Teacher Connection Through Student Expression
Recently, Carolyn Reisinger, NCTM, from Lakeville, Minnesota, wrote that after teaching music for more than twenty-plus years, many of her students are still fresh in her memory; however, there are some who, regretfully, have become forgotten history. Last year, as a project, she started a student portrait album, where one page is devoted to each student. Students are asked to bring a photo labeled with their name and the date and are asked to write something about themselves and their piano experience. From there she lets them have control over producing their "works of art." Afterward, each portrait page is placed in a photo album in her waiting room. What surprises her is how much time the students and their families spend looking through the portrait book that now serves as a memento of student accomplishments and, most importantly, her lasting connection to all of her students.
As the teaching year for many moves toward the end, this might be a time to undertake such a project to complete the year's cycle. One can then continue on into the fall and begin the creation of another page during the year. It strikes me that one of the most important parts of the page can be students' writing, where they share something about themselves and about their musical experience. This is the place where their passions and joys have an opportunity to be expressed. Sometimes something can be expressed that may not be heard in the student's playing or attitude.

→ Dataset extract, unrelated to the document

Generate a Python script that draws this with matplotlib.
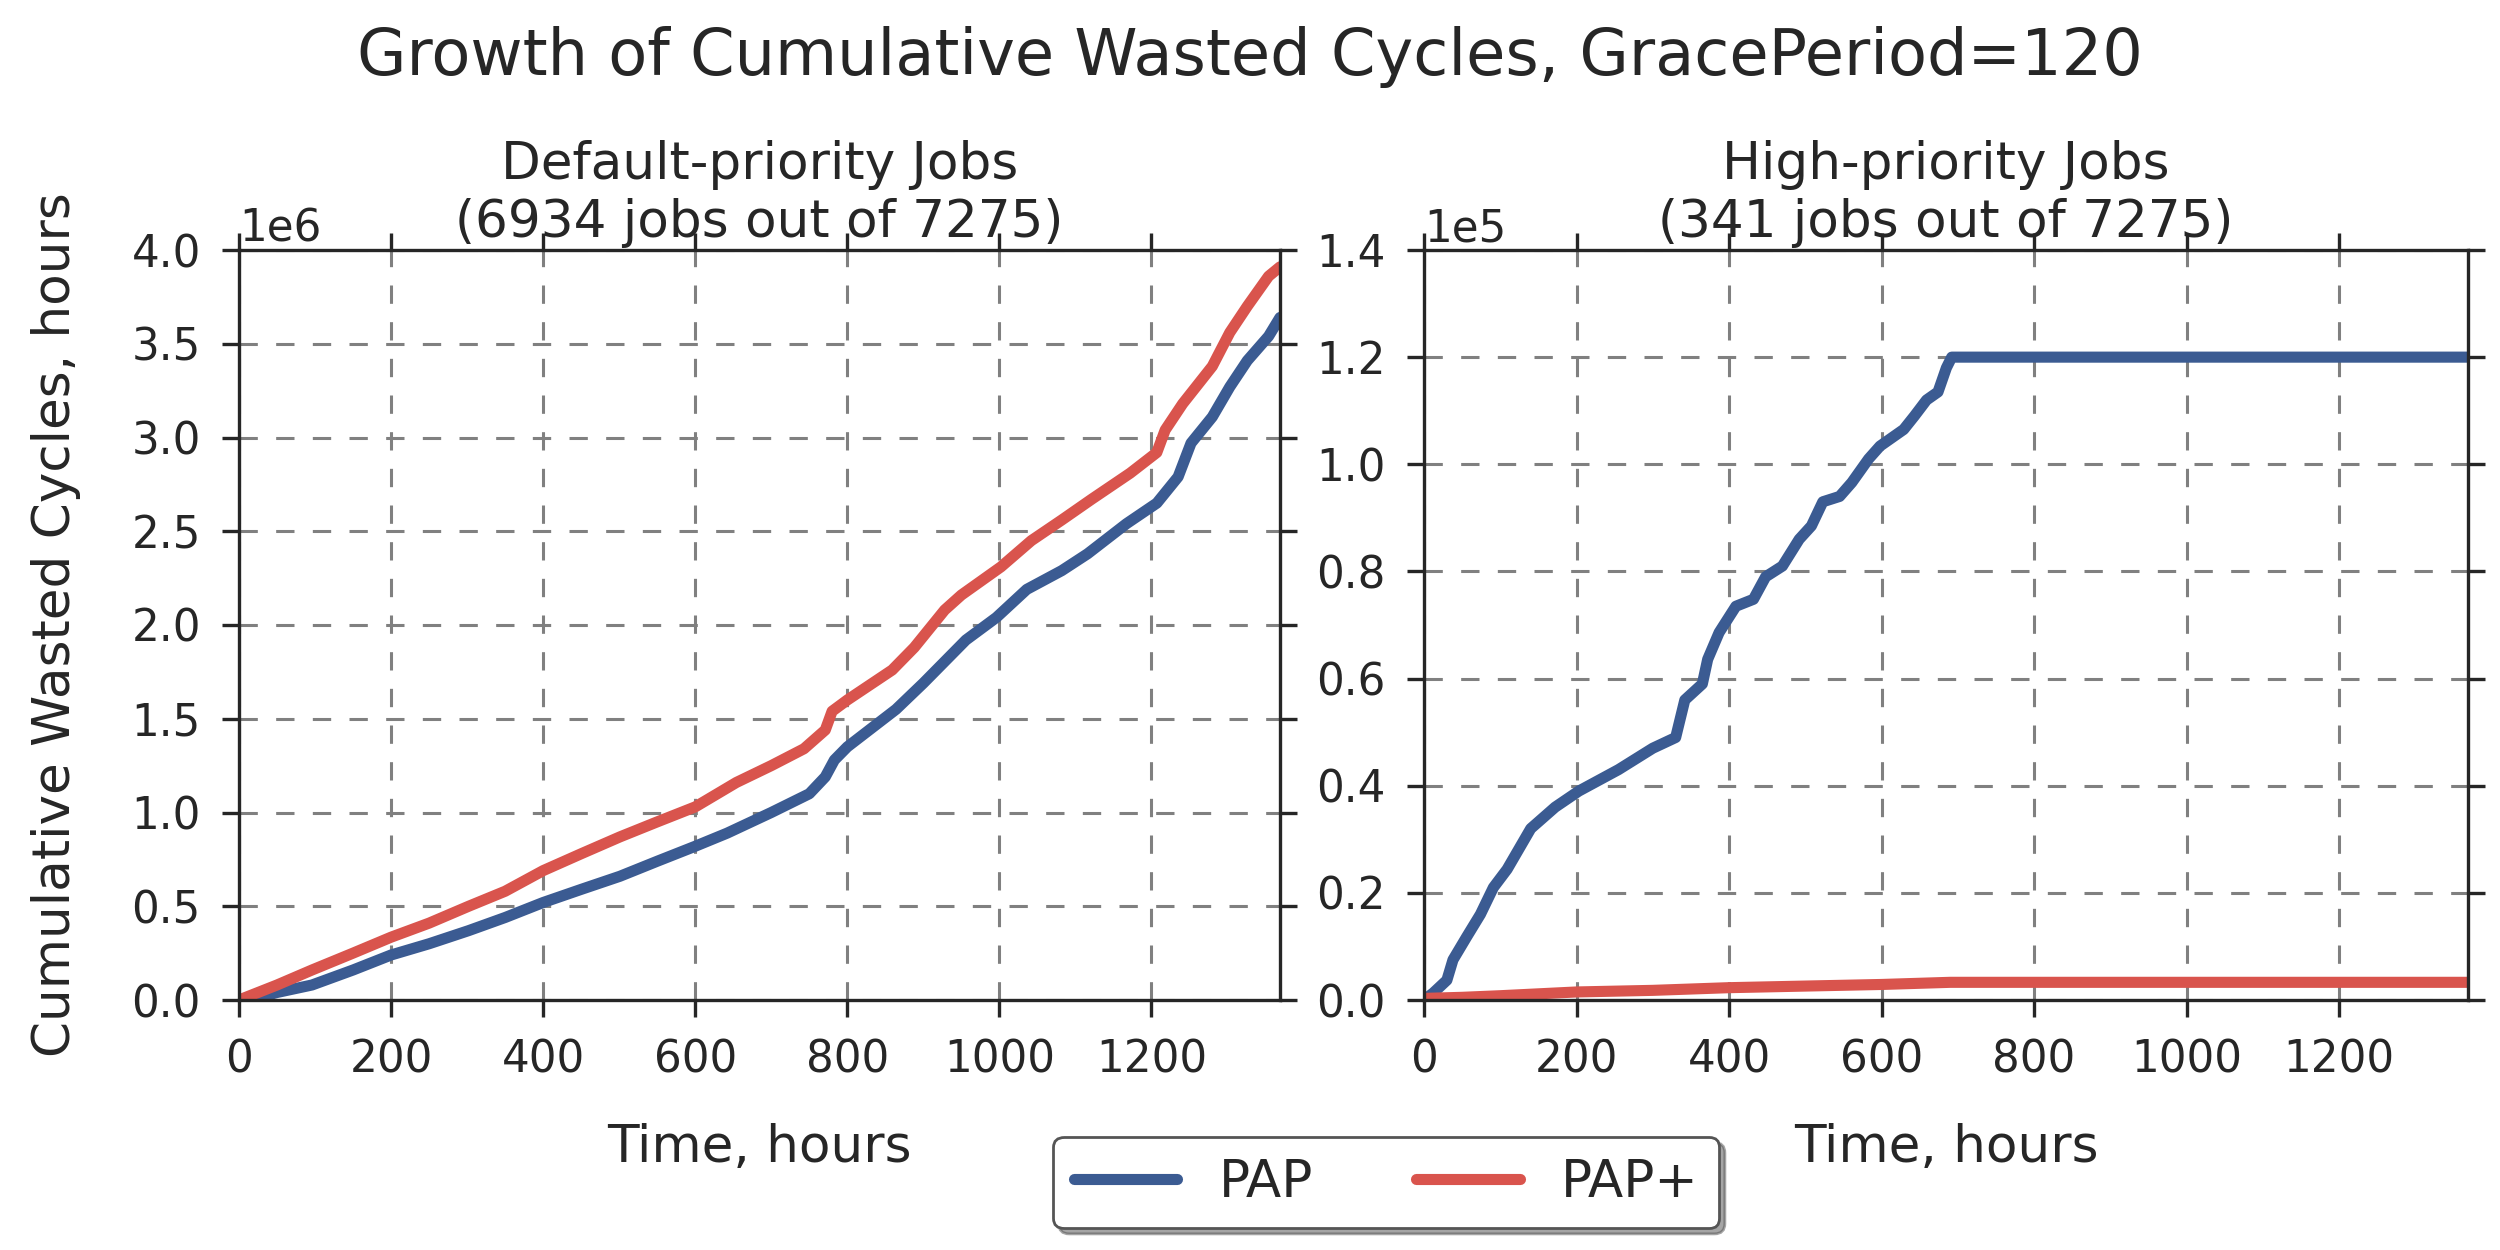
import numpy as np
import matplotlib
matplotlib.use("Agg")
import matplotlib.pyplot as plt

# ---------------- data ----------------
suptitle = "Growth of Cumulative Wasted Cycles, GracePeriod=120"
panel_titles = ["Default-priority Jobs\n(6934 jobs out of 7275)",
                "High-priority Jobs\n(341 jobs out of 7275)"]
series_names = ["PAP", "PAP+"]
xlabel = "Time, hours"
ylabel = "Cumulative Wasted Cycles, hours"
x_ticks = [0, 200, 400, 600, 800, 1000, 1200]
left_yticks = [0.0, 0.5, 1.0, 1.5, 2.0, 2.5, 3.0, 3.5, 4.0]      # x 1e6
right_yticks = [0.0, 0.2, 0.4, 0.6, 0.8, 1.0, 1.2, 1.4]          # x 1e5

# Default-priority jobs (values in millions of hours)
dp_pap_t = [0, 15, 50, 96, 150, 200, 250, 302, 350, 400, 450, 501, 550, 600,
            642, 700, 750, 771, 783, 800, 864, 900, 956, 996, 1036, 1082,
            1116, 1167, 1207, 1235, 1252, 1280, 1303, 1326, 1354, 1369]
dp_pap_v = [0.0, 0.0, 0.04, 0.08, 0.16, 0.24, 0.30, 0.37, 0.44, 0.52, 0.59,
            0.66, 0.74, 0.82, 0.89, 1.00, 1.10, 1.19, 1.28, 1.35, 1.55, 1.69,
            1.92, 2.04, 2.19, 2.29, 2.38, 2.54, 2.65, 2.79, 2.97, 3.11, 3.27,
            3.41, 3.54, 3.64]
dp_papp_t = [0, 50, 96, 150, 200, 250, 302, 350, 400, 450, 501, 550, 600, 654,
             700, 743, 771, 780, 800, 859, 888, 928, 950, 1002, 1042, 1082,
             1121, 1172, 1207, 1218, 1241, 1280, 1303, 1326, 1354, 1369]
dp_papp_v = [0.0, 0.08, 0.16, 0.25, 0.335, 0.41, 0.50, 0.58, 0.69, 0.78, 0.87,
             0.95, 1.03, 1.16, 1.25, 1.34, 1.44, 1.54, 1.60, 1.76, 1.88, 2.08,
             2.16, 2.31, 2.45, 2.56, 2.67, 2.81, 2.92, 3.04, 3.18, 3.38, 3.56,
             3.70, 3.86, 3.91]

# High-priority jobs (values in units of 1e5 hours)
hp_pap_t = [0, 12, 30, 38, 56, 74, 91, 109, 140, 172, 203, 255, 300, 330, 342,
            365, 372, 387, 409, 432, 448, 470, 492, 508, 523, 545, 561, 583,
            598, 629, 643, 659, 674, 685, 692, 1369]
hp_pap_v = [0.0, 0.013, 0.037, 0.075, 0.118, 0.16, 0.21, 0.244, 0.32, 0.36,
            0.39, 0.43, 0.47, 0.49, 0.56, 0.59, 0.636, 0.686, 0.735, 0.748,
            0.79, 0.81, 0.86, 0.885, 0.93, 0.94, 0.966, 1.01, 1.034, 1.065,
            1.09, 1.12, 1.135, 1.18, 1.20, 1.20]
hp_papp_t = [0, 50, 100, 200, 300, 400, 500, 600, 690, 1369]
hp_papp_v = [0.003, 0.005, 0.008, 0.015, 0.018, 0.023, 0.026, 0.029, 0.033, 0.033]

colors = ["#3b5b92", "#d9544d"]   # denim blue, pale red

# ---------------- style ----------------
dark = "#262626"
plt.rcParams.update({
    "font.family": ["DejaVu Sans"],
    "text.color": dark,
    "axes.labelcolor": dark,
    "xtick.color": dark,
    "ytick.color": dark,
    "axes.edgecolor": dark,
    "axes.linewidth": 1.2,
})

fig = plt.figure(figsize=(12.5, 6.25), dpi=200)
ax1 = fig.add_axes([0.0956, 0.2, 0.4164, 0.6])
ax2 = fig.add_axes([0.5696, 0.2, 0.4176, 0.6])

def style(ax, yticks, scale, ymax):
    ax.set_xlim(0, 1369)
    ax.set_ylim(0, ymax)
    ax.set_xticks(x_ticks)
    ax.set_yticks([v * scale for v in yticks])
    ax.ticklabel_format(axis="y", style="sci", scilimits=(0, 0))
    ax.tick_params(axis="both", which="major", direction="out", length=6,
                   width=1.2, labelsize=15.7, pad=7.7,
                   top=True, right=True, labeltop=False, labelright=False)
    ax.yaxis.get_offset_text().set_fontsize(15.7)
    ax.grid(True, color="#808080", linestyle=(0, (6, 6)), linewidth=1.1)
    ax.set_axisbelow(True)
    ax.set_xlabel(xlabel, fontsize=18.6, labelpad=15)

style(ax1, left_yticks, 1e6, 4.0e6)
style(ax2, right_yticks, 1e5, 1.4e5)

lw = 4.0
l1, = ax1.plot(dp_pap_t, np.array(dp_pap_v) * 1e6, color=colors[0], lw=lw,
               solid_capstyle="round", solid_joinstyle="round", label=series_names[0])
l2, = ax1.plot(dp_papp_t, np.array(dp_papp_v) * 1e6, color=colors[1], lw=lw,
               solid_capstyle="round", solid_joinstyle="round", label=series_names[1])
ax2.plot(hp_pap_t, np.array(hp_pap_v) * 1e5, color=colors[0], lw=lw,
         solid_capstyle="round", solid_joinstyle="round")
ax2.plot(hp_papp_t, np.array(hp_papp_v) * 1e5, color=colors[1], lw=lw,
         solid_capstyle="round", solid_joinstyle="round")

ax1.set_title(panel_titles[0], fontsize=18.6, pad=4.7)
ax2.set_title(panel_titles[1], fontsize=18.6, pad=4.7)
ax1.set_ylabel(ylabel, fontsize=18.6, labelpad=18)

fig.text(0.5, 0.94, suptitle, ha="center", va="baseline", fontsize=23)

leg = fig.legend(handles=[l1, l2], labels=series_names, loc="upper center",
                 bbox_to_anchor=(0.5545, 0.0904), borderaxespad=0, ncol=2,
                 fontsize=18.6, frameon=True, fancybox=True, shadow=True,
                 framealpha=1.0)
leg.get_frame().set_edgecolor("#555555")
leg.get_frame().set_linewidth(1.0)

fig.savefig("out.png", dpi=200, facecolor="white")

Our Personal Connections with Students
I think it is important to reflect on the contributions that each of our students makes to our lives--the connection we have with them and they with us, for they all in their own ways bring us gifts and insights--if we connect. After all, we are moving with them through one of the powerful experiences of humanity--that of experiencing the art of music making firsthand, with the inherent peaks and frustrations along the way. We are there with them when triumphs are encountered. The triumphs can be as varied as performing well in a competition, giving a musically and personally satisfying solo recital, breaking through in the counting of three against two, or performing a piece hands together for the first time. Students' gifts to us can come through the lessons of patience we give to a child struggling to coordinate difficult rhythms, a teen who genuinely loves the sound more than the practice routine, or a diligent student who struggles too hard to achieve perfection, losing sight of the joy in the process of making music. I myself find it easy to forget that I need patience for my student, and also myself, to grow.